The budget calls for cuts of nearly 15 percent in Ireland’s social welfare budget, one of Europe’s most generous, saving 3 billion euros a year. Some 24,750 public jobs — a huge number in a country of about 4 million people — would be eliminated, cutting state payrolls down to about what they were in 2006 and saving about 1.2 billion euros a year. Child benefits other social welfare payments would be reduced, and the nation’s minimum wage, now 8.65 euros ($11.59) an hour, would be cut by 1 euro in the hope of promoting job creation.
The country’s tax net would be widened to take in some low-income workers who currently pay no tax, and a series of new taxes would be imposed on certain residential properties, as well as on 120,000 people who receive public sector pensions.
But the budget plan does not touch Ireland’s very low corporate tax rate of 12.5 percent, which has helped to lured companies like Microsoft, Intel and Pfizer to set up operations in the country.

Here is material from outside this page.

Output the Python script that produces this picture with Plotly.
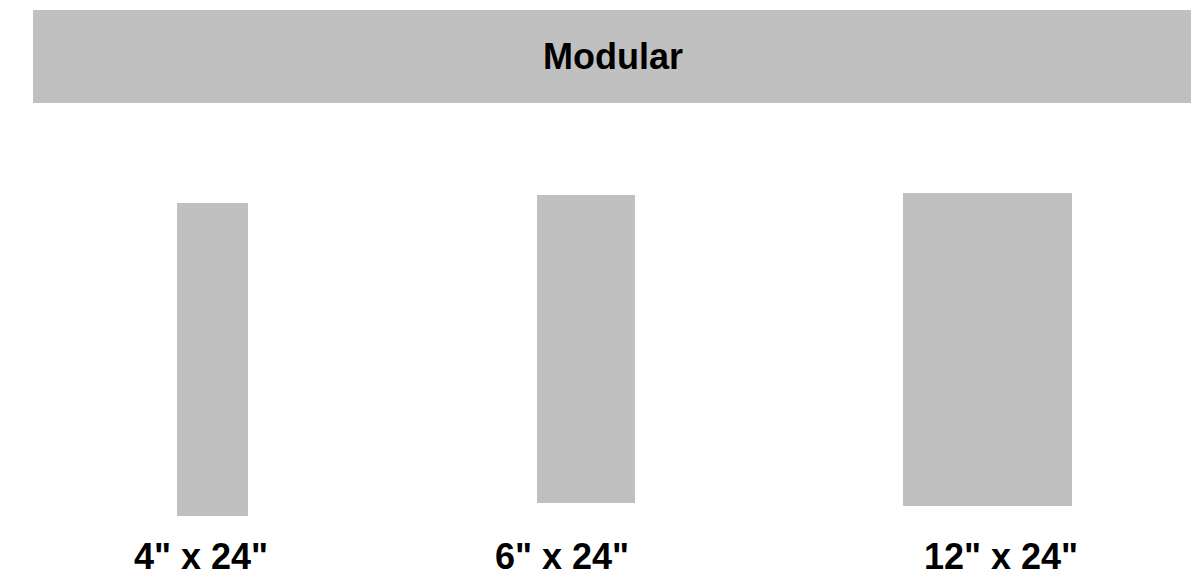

Though the country’s political parties are bitterly divided over many aspects of economic policy, they all agree that the low corporate tax rate is one of the few pillars that can allow Ireland to return to economic health. Multinational companies employ about 1 out of 7 working people in Ireland, and their businesses are stoking export growth, even as the latest austerity program is expected to depress consumer demand and touch off a wave of retrenchment and job losses.
For Ireland, the potential cost of austerity may be a hollowed out society; in which a discredited political elite holds power, while an angry, abandoned and increasingly poor population chase a shrinking number of jobs. In other words, a somewhat new twist on an old socio-economic model.
According to Friedrich von Hayek, the development of welfare socialism after World War II undermined freedom and would lead western democracies inexorably to some form of state-run serfdom.
Hayek had the sign and the destination right but was entirely wrong about the mechanism. Unregulated finance, the ideology of unfettered free markets, and state capture by corporate interests are what ended up undermining democracy both in North America and in Europe. All industrialized countries are at risk, but it’s the eurozone – with its vulnerable structures – that points most clearly to our potentially unpleasant collective futures.
As a result of the continuing euro crisis, European Central Bank (ECB) now finds itself buying up the debt of all the weaker eurozone governments, making it the – perhaps unwittingly – feudal boss of Europe. In the coming years, it will be the ECB and the European Union who dictate policy. The policy elite who run these structures – along with their allies in the private sector – are the new overlords.
We can argue about who exactly are the peasants, the vassals, and the lords under this model – and what services exactly will end up being exchanged. But there is no question we are seeing a sea change in the post-war system of property, power, and prosperity across Western Europe, just as Hayek feared. An overwhelming debt burden will bring down even the proudest people.
Ireland’s plight illustrates the lie of the austerity cheerleaders. Austerity does not lead to growth and recovery anymore than the cronyism, deregulation and free-market fundamentalism typical of conservative failure in the realm of economic policy. Austerity means that the “tough” decisions politicos and pundits tell us must be made are invariably toughest on the people already having the toughest time.
Austerity’s epic fail has turned the Irish Tiger into a Tiger skin rug for banks and bondholders to trod upon. A similar fate will be the likely reward of any country threat that looks to austerity for growth.